Sin embargo los de la tienda son papilleros y están acostumbrados al trato humano; los yacos son los que poseen repertorio más amplio de palabras; lo graban todo como auténticos magnetofones: no sólo reproducen la voz de su dueño o dueña, pueden silbar o toser o repetirr ruidos habituales de su ambiente, mientras que las cacatúas y otros tipos de loros lo hace con el tono de su propia voz, la característica y chillona del loro; su trato debe ampliarse a toda la familia, porque si su dueño llega a faltar el loro se deprime y se empieza a arrancar plumas hasta quedarse pelado y el dueño a su regreso lo encuentra desnudito. Hacen mucha compañía, incluso se te suben al hombro, y durante toda tu vida, pues la suya es muy larga, e incluso puede rebasar la de un ser humano. Todavía está vivo el loro de Churchill.

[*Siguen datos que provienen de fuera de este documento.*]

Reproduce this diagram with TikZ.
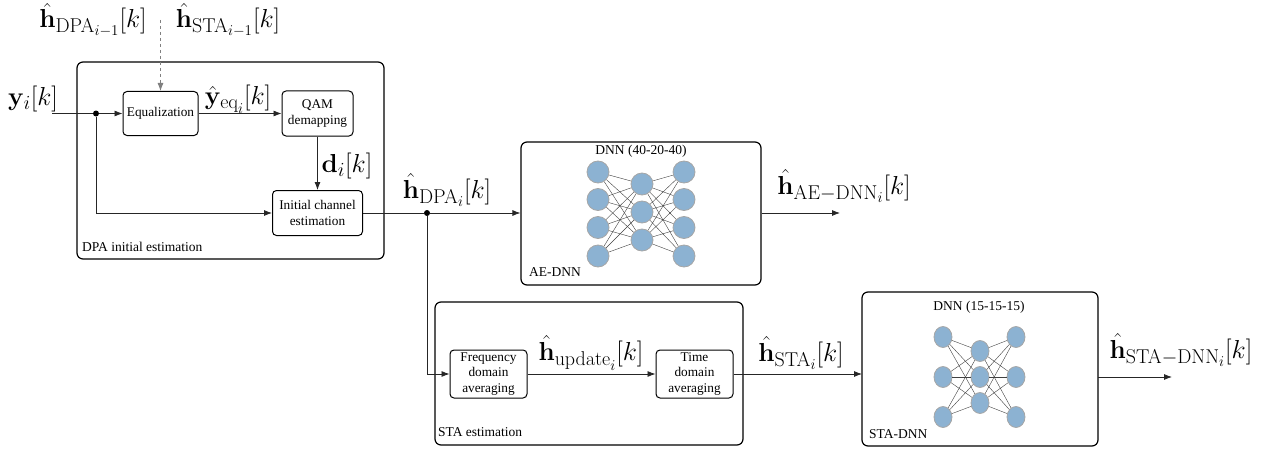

Salimos de Europarrot enamorados de los loros, con un libro sobre ninfas carolinas y con el deseo de comprarnos un yaco de cola roja cuando hayamos ahorrado lo suficiente, quizá para Navidades, pues son carísimos y hay que contar además la jaula, los permisos médicos etcétera. Le hará así compañía a nuestra ninfa, nuestros dos periquitos, nuestro canario y nuestro jilguero. Seis pájaros tendremos ya.